§ Written request: Quote the listing below in full and exactly as written, but omit every picture.

§ Recorded data:
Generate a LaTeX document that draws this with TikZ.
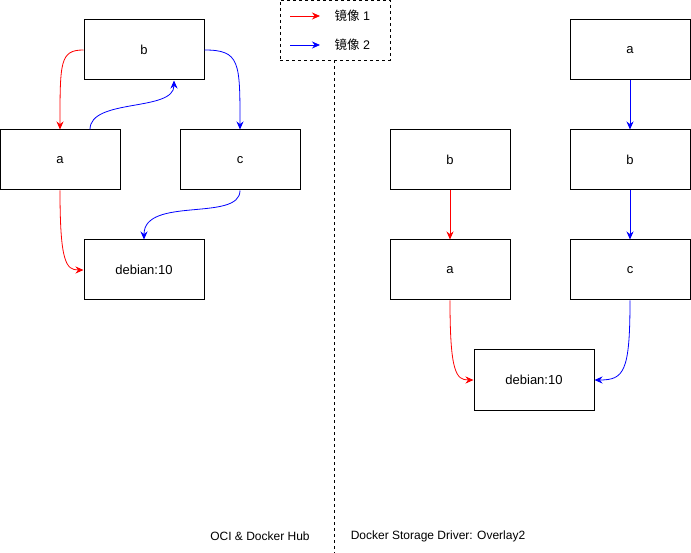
\documentclass[tikz,border=0pt]{standalone}
\usepackage{fontspec}
\setmainfont{Liberation Sans}
\newfontfamily\cjkfont{Noto Sans CJK SC}
\usetikzlibrary{arrows.meta,positioning}
\tikzset{
  layerbox/.style={draw, line width=1pt, minimum width=120pt, minimum height=60pt, inner sep=0pt, font=\fontsize{13}{15}\selectfont},
  redarrow/.style={draw=red, line width=0.8pt, -{Stealth[length=8pt,width=7pt]}},
  bluearrow/.style={draw=blue, line width=0.8pt, -{Stealth[length=8pt,width=7pt]}},
  legendbox/.style={draw, dashed, line width=0.8pt, minimum width=110pt, minimum height=60pt, inner sep=0pt},
  captiontext/.style={font=\fontsize{12}{14}\selectfont}
}
\begin{document}
\begin{tikzpicture}[x=1pt, y=-1pt]
\useasboundingbox (0,0) rectangle (691,553);
% legend and separator
\node[legendbox] (legend) at (335,30) {};
\coordinate (sepbot) at (334,553);
\draw[dashed, line width=0.8pt] (legend.south -| sepbot) -- (sepbot);
\coordinate (lgr0) at (290,16);
\coordinate (lgr1) at (320,16);
\coordinate (lgb0) at (290,45);
\coordinate (lgb1) at (320,45);
\draw[redarrow] (lgr0) -- (lgr1);
\draw[bluearrow] (lgb0) -- (lgb1);
\node[anchor=west, font=\fontsize{12.5}{14}\selectfont] (lgrtext) at (331,16) {{\cjkfont 镜像} 1};
\node[anchor=west, font=\fontsize{12.5}{14}\selectfont] (lgbtext) at (331,45) {{\cjkfont 镜像} 2};

% left panel: OCI & Docker Hub
\node[layerbox] (lb) at (144,50) {b};
\node[layerbox] (la) at (60,160) {a};
\node[layerbox] (lc) at (240,160) {c};
\node[layerbox] (ldeb) at (144,270) {debian:10};
\draw[redarrow] (lb.west) .. controls (60,50) and (60,62) .. (la.north);
\draw[redarrow] (la.south) .. controls (60,262) and (66,270) .. (ldeb.west);
\draw[bluearrow] ([xshift=30pt]la.north) .. controls (90,98) and (174,112) .. ([xshift=30pt]lb.south);
\draw[bluearrow] (lb.east) .. controls (240,50) and (240,62) .. (lc.north);
\draw[bluearrow] (lc.south) .. controls (240,222) and (144,196) .. (ldeb.north);
\node[captiontext] (lcap) at (260,536) {OCI \& Docker Hub};

% right panel: Docker Storage Driver
\node[layerbox] (rtopa) at (630,50) {a};
\node[layerbox] (rleftb) at (450,160) {b};
\node[layerbox] (rrightb) at (630,160) {b};
\node[layerbox] (rlefta) at (450,270) {a};
\node[layerbox] (rc) at (630,270) {c};
\node[layerbox] (rdeb) at (534,380) {debian:10};
\draw[bluearrow] (rtopa) -- (rrightb);
\draw[bluearrow] (rrightb) -- (rc);
\draw[redarrow] (rleftb) -- (rlefta);
\draw[redarrow] (rlefta.south) .. controls (450,372) and (456,380) .. (rdeb.west);
\draw[bluearrow] (rc.south) .. controls (630,372) and (624,380) .. (rdeb.east);
\node[captiontext] (rcap) at (438,536) {Docker Storage Driver: Overlay2};
\end{tikzpicture}
\end{document}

§ Task response:
Generate a LaTeX document that draws this with TikZ.
\documentclass[tikz,border=0pt]{standalone}
\usepackage{fontspec}
\setmainfont{Liberation Sans}
\newfontfamily\cjkfont{Noto Sans CJK SC}
\usetikzlibrary{arrows.meta,positioning}
\tikzset{
  layerbox/.style={draw, line width=1pt, minimum width=120pt, minimum height=60pt, inner sep=0pt, font=\fontsize{13}{15}\selectfont},
  redarrow/.style={draw=red, line width=0.8pt, -{Stealth[length=8pt,width=7pt]}},
  bluearrow/.style={draw=blue, line width=0.8pt, -{Stealth[length=8pt,width=7pt]}},
  legendbox/.style={draw, dashed, line width=0.8pt, minimum width=110pt, minimum height=60pt, inner sep=0pt},
  captiontext/.style={font=\fontsize{12}{14}\selectfont}
}
\begin{document}
\begin{tikzpicture}[x=1pt, y=-1pt]
\useasboundingbox (0,0) rectangle (691,553);
% legend and separator
\node[legendbox] (legend) at (335,30) {};
\coordinate (sepbot) at (334,553);
\draw[dashed, line width=0.8pt] (legend.south -| sepbot) -- (sepbot);
\coordinate (lgr0) at (290,16);
\coordinate (lgr1) at (320,16);
\coordinate (lgb0) at (290,45);
\coordinate (lgb1) at (320,45);
\draw[redarrow] (lgr0) -- (lgr1);
\draw[bluearrow] (lgb0) -- (lgb1);
\node[anchor=west, font=\fontsize{12.5}{14}\selectfont] (lgrtext) at (331,16) {{\cjkfont 镜像} 1};
\node[anchor=west, font=\fontsize{12.5}{14}\selectfont] (lgbtext) at (331,45) {{\cjkfont 镜像} 2};

% left panel: OCI & Docker Hub
\node[layerbox] (lb) at (144,50) {b};
\node[layerbox] (la) at (60,160) {a};
\node[layerbox] (lc) at (240,160) {c};
\node[layerbox] (ldeb) at (144,270) {debian:10};
\draw[redarrow] (lb.west) .. controls (60,50) and (60,62) .. (la.north);
\draw[redarrow] (la.south) .. controls (60,262) and (66,270) .. (ldeb.west);
\draw[bluearrow] ([xshift=30pt]la.north) .. controls (90,98) and (174,112) .. ([xshift=30pt]lb.south);
\draw[bluearrow] (lb.east) .. controls (240,50) and (240,62) .. (lc.north);
\draw[bluearrow] (lc.south) .. controls (240,222) and (144,196) .. (ldeb.north);
\node[captiontext] (lcap) at (260,536) {OCI \& Docker Hub};

% right panel: Docker Storage Driver
\node[layerbox] (rtopa) at (630,50) {a};
\node[layerbox] (rleftb) at (450,160) {b};
\node[layerbox] (rrightb) at (630,160) {b};
\node[layerbox] (rlefta) at (450,270) {a};
\node[layerbox] (rc) at (630,270) {c};
\node[layerbox] (rdeb) at (534,380) {debian:10};
\draw[bluearrow] (rtopa) -- (rrightb);
\draw[bluearrow] (rrightb) -- (rc);
\draw[redarrow] (rleftb) -- (rlefta);
\draw[redarrow] (rlefta.south) .. controls (450,372) and (456,380) .. (rdeb.west);
\draw[bluearrow] (rc.south) .. controls (630,372) and (624,380) .. (rdeb.east);
\node[captiontext] (rcap) at (438,536) {Docker Storage Driver: Overlay2};
\end{tikzpicture}
\end{document}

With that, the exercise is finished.